- **GIVEN INSTRUCTION**:
Transcribe the material word for word, but without the images.

--- BEGIN DATASET EXTRACT ---

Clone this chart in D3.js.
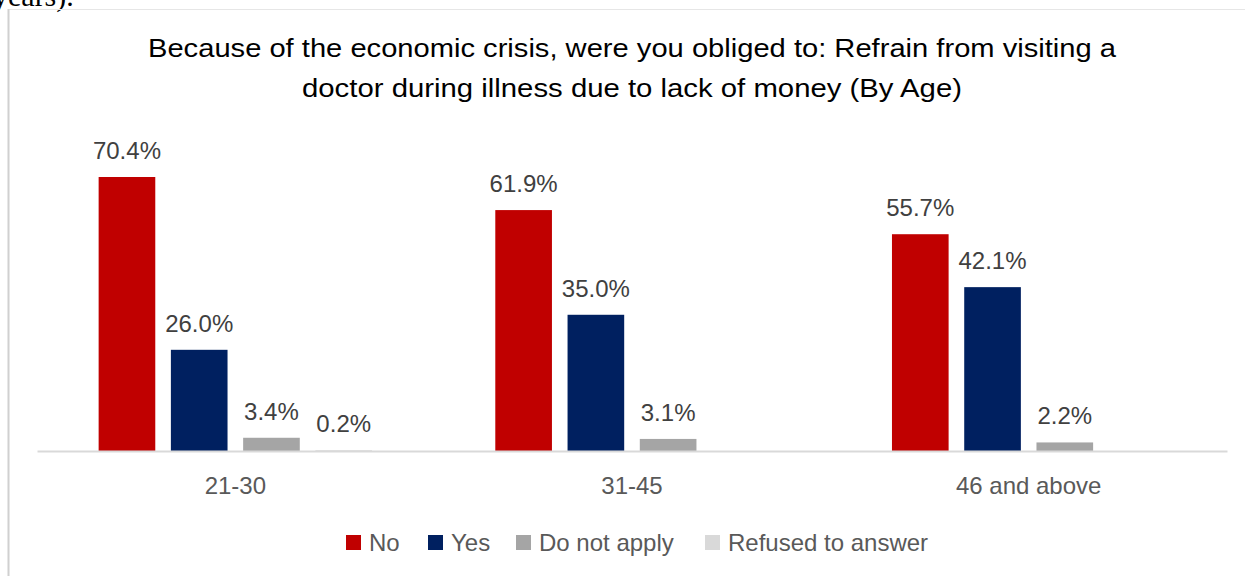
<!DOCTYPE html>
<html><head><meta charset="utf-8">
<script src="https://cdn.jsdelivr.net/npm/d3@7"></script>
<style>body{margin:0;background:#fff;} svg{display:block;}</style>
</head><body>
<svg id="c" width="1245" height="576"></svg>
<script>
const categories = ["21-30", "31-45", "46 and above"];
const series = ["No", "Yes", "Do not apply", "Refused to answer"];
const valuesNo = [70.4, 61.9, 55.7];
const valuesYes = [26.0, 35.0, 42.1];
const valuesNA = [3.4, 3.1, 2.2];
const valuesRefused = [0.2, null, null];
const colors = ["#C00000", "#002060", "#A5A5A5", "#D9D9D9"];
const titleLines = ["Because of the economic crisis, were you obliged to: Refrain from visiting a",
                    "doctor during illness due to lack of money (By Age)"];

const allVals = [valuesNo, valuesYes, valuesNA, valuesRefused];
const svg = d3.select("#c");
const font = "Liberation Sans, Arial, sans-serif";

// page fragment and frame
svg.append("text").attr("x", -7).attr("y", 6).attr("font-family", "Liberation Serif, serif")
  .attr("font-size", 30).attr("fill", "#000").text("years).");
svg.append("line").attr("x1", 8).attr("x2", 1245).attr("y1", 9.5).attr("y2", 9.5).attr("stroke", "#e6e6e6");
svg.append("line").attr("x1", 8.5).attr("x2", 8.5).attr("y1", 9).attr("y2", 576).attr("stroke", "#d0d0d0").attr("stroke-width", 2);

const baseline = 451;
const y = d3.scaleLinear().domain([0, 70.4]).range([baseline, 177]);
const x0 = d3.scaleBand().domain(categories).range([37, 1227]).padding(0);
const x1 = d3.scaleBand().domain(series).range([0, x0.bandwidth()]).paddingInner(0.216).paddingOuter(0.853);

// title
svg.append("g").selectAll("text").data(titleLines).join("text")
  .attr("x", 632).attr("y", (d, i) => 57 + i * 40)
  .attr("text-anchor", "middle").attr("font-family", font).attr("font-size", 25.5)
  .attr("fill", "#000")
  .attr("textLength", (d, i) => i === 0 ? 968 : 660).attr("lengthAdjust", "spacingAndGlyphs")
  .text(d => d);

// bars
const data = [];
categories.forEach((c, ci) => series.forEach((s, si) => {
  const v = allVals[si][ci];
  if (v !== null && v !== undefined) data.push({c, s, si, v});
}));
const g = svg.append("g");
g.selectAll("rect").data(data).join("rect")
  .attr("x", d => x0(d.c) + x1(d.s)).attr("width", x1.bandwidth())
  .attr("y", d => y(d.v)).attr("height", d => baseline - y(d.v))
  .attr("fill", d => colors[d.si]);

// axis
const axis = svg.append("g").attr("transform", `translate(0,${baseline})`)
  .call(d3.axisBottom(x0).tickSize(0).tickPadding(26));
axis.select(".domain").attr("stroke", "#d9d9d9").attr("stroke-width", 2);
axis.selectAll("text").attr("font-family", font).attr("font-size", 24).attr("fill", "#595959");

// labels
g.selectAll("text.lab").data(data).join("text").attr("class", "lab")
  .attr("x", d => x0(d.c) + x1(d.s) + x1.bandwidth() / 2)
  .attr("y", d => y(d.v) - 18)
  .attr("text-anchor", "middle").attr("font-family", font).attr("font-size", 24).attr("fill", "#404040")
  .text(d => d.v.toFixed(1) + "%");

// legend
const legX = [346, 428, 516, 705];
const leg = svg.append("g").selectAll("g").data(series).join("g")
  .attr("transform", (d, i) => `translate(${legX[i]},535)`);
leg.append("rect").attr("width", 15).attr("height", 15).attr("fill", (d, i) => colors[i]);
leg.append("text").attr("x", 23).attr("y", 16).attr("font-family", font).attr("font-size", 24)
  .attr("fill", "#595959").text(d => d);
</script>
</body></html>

--- END DATASET EXTRACT ---

- **RESPONSE**:
Clone this chart in D3.js.
<!DOCTYPE html>
<html><head><meta charset="utf-8">
<script src="https://cdn.jsdelivr.net/npm/d3@7"></script>
<style>body{margin:0;background:#fff;} svg{display:block;}</style>
</head><body>
<svg id="c" width="1245" height="576"></svg>
<script>
const categories = ["21-30", "31-45", "46 and above"];
const series = ["No", "Yes", "Do not apply", "Refused to answer"];
const valuesNo = [70.4, 61.9, 55.7];
const valuesYes = [26.0, 35.0, 42.1];
const valuesNA = [3.4, 3.1, 2.2];
const valuesRefused = [0.2, null, null];
const colors = ["#C00000", "#002060", "#A5A5A5", "#D9D9D9"];
const titleLines = ["Because of the economic crisis, were you obliged to: Refrain from visiting a",
                    "doctor during illness due to lack of money (By Age)"];

const allVals = [valuesNo, valuesYes, valuesNA, valuesRefused];
const svg = d3.select("#c");
const font = "Liberation Sans, Arial, sans-serif";

// page fragment and frame
svg.append("text").attr("x", -7).attr("y", 6).attr("font-family", "Liberation Serif, serif")
  .attr("font-size", 30).attr("fill", "#000").text("years).");
svg.append("line").attr("x1", 8).attr("x2", 1245).attr("y1", 9.5).attr("y2", 9.5).attr("stroke", "#e6e6e6");
svg.append("line").attr("x1", 8.5).attr("x2", 8.5).attr("y1", 9).attr("y2", 576).attr("stroke", "#d0d0d0").attr("stroke-width", 2);

const baseline = 451;
const y = d3.scaleLinear().domain([0, 70.4]).range([baseline, 177]);
const x0 = d3.scaleBand().domain(categories).range([37, 1227]).padding(0);
const x1 = d3.scaleBand().domain(series).range([0, x0.bandwidth()]).paddingInner(0.216).paddingOuter(0.853);

// title
svg.append("g").selectAll("text").data(titleLines).join("text")
  .attr("x", 632).attr("y", (d, i) => 57 + i * 40)
  .attr("text-anchor", "middle").attr("font-family", font).attr("font-size", 25.5)
  .attr("fill", "#000")
  .attr("textLength", (d, i) => i === 0 ? 968 : 660).attr("lengthAdjust", "spacingAndGlyphs")
  .text(d => d);

// bars
const data = [];
categories.forEach((c, ci) => series.forEach((s, si) => {
  const v = allVals[si][ci];
  if (v !== null && v !== undefined) data.push({c, s, si, v});
}));
const g = svg.append("g");
g.selectAll("rect").data(data).join("rect")
  .attr("x", d => x0(d.c) + x1(d.s)).attr("width", x1.bandwidth())
  .attr("y", d => y(d.v)).attr("height", d => baseline - y(d.v))
  .attr("fill", d => colors[d.si]);

// axis
const axis = svg.append("g").attr("transform", `translate(0,${baseline})`)
  .call(d3.axisBottom(x0).tickSize(0).tickPadding(26));
axis.select(".domain").attr("stroke", "#d9d9d9").attr("stroke-width", 2);
axis.selectAll("text").attr("font-family", font).attr("font-size", 24).attr("fill", "#595959");

// labels
g.selectAll("text.lab").data(data).join("text").attr("class", "lab")
  .attr("x", d => x0(d.c) + x1(d.s) + x1.bandwidth() / 2)
  .attr("y", d => y(d.v) - 18)
  .attr("text-anchor", "middle").attr("font-family", font).attr("font-size", 24).attr("fill", "#404040")
  .text(d => d.v.toFixed(1) + "%");

// legend
const legX = [346, 428, 516, 705];
const leg = svg.append("g").selectAll("g").data(series).join("g")
  .attr("transform", (d, i) => `translate(${legX[i]},535)`);
leg.append("rect").attr("width", 15).attr("height", 15).attr("fill", (d, i) => colors[i]);
leg.append("text").attr("x", 23).attr("y", 16).attr("font-family", font).attr("font-size", 24)
  .attr("fill", "#595959").text(d => d);
</script>
</body></html>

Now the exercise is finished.